Repeat the material verbatim. Images are excluded from the copy.

» **Data shown**
* * * * *

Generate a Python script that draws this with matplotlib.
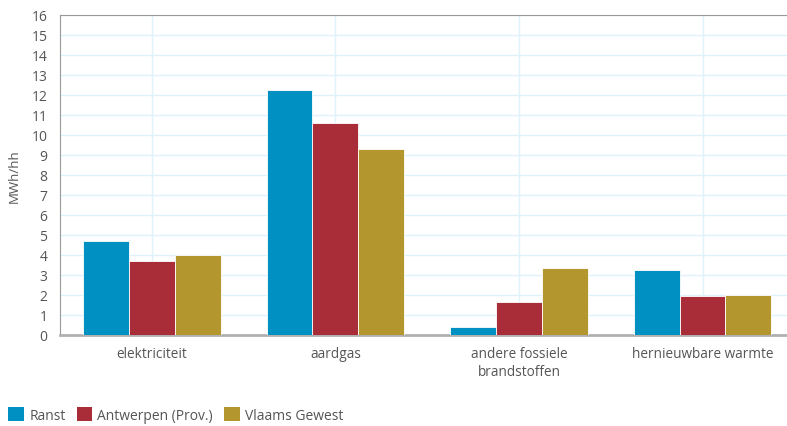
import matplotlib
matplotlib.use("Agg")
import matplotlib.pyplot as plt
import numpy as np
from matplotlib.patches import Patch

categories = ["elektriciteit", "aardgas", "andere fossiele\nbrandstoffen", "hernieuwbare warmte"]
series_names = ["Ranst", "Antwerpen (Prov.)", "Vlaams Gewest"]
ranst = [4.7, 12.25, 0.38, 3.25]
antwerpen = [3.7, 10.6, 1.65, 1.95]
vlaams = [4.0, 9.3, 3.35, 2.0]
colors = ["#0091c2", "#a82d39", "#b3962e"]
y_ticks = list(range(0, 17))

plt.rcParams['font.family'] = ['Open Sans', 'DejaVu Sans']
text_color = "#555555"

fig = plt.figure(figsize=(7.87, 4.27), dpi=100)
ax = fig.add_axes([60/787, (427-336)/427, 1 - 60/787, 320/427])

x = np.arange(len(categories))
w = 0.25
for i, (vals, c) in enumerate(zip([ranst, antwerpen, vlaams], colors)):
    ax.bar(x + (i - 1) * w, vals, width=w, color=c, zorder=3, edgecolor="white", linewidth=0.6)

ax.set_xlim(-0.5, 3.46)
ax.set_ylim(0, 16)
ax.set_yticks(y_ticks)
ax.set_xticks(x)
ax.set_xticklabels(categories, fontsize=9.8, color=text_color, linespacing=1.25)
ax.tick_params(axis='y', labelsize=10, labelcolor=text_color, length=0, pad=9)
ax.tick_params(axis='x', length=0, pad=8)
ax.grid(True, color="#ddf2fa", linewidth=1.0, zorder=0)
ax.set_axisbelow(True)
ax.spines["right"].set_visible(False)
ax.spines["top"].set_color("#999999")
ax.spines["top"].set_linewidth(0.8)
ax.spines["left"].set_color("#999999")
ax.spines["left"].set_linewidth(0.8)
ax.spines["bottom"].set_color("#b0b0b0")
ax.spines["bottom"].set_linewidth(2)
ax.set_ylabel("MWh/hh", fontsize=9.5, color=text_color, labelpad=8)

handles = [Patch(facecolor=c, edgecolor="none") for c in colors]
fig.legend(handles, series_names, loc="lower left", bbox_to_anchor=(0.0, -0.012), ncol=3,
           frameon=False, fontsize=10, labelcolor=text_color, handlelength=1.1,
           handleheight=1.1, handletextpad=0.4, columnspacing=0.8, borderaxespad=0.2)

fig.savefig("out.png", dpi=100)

* * * * *

» **Finished answer**
Generate a Python script that draws this with matplotlib.
import matplotlib
matplotlib.use("Agg")
import matplotlib.pyplot as plt
import numpy as np
from matplotlib.patches import Patch

categories = ["elektriciteit", "aardgas", "andere fossiele\nbrandstoffen", "hernieuwbare warmte"]
series_names = ["Ranst", "Antwerpen (Prov.)", "Vlaams Gewest"]
ranst = [4.7, 12.25, 0.38, 3.25]
antwerpen = [3.7, 10.6, 1.65, 1.95]
vlaams = [4.0, 9.3, 3.35, 2.0]
colors = ["#0091c2", "#a82d39", "#b3962e"]
y_ticks = list(range(0, 17))

plt.rcParams['font.family'] = ['Open Sans', 'DejaVu Sans']
text_color = "#555555"

fig = plt.figure(figsize=(7.87, 4.27), dpi=100)
ax = fig.add_axes([60/787, (427-336)/427, 1 - 60/787, 320/427])

x = np.arange(len(categories))
w = 0.25
for i, (vals, c) in enumerate(zip([ranst, antwerpen, vlaams], colors)):
    ax.bar(x + (i - 1) * w, vals, width=w, color=c, zorder=3, edgecolor="white", linewidth=0.6)

ax.set_xlim(-0.5, 3.46)
ax.set_ylim(0, 16)
ax.set_yticks(y_ticks)
ax.set_xticks(x)
ax.set_xticklabels(categories, fontsize=9.8, color=text_color, linespacing=1.25)
ax.tick_params(axis='y', labelsize=10, labelcolor=text_color, length=0, pad=9)
ax.tick_params(axis='x', length=0, pad=8)
ax.grid(True, color="#ddf2fa", linewidth=1.0, zorder=0)
ax.set_axisbelow(True)
ax.spines["right"].set_visible(False)
ax.spines["top"].set_color("#999999")
ax.spines["top"].set_linewidth(0.8)
ax.spines["left"].set_color("#999999")
ax.spines["left"].set_linewidth(0.8)
ax.spines["bottom"].set_color("#b0b0b0")
ax.spines["bottom"].set_linewidth(2)
ax.set_ylabel("MWh/hh", fontsize=9.5, color=text_color, labelpad=8)

handles = [Patch(facecolor=c, edgecolor="none") for c in colors]
fig.legend(handles, series_names, loc="lower left", bbox_to_anchor=(0.0, -0.012), ncol=3,
           frameon=False, fontsize=10, labelcolor=text_color, handlelength=1.1,
           handleheight=1.1, handletextpad=0.4, columnspacing=0.8, borderaxespad=0.2)

fig.savefig("out.png", dpi=100)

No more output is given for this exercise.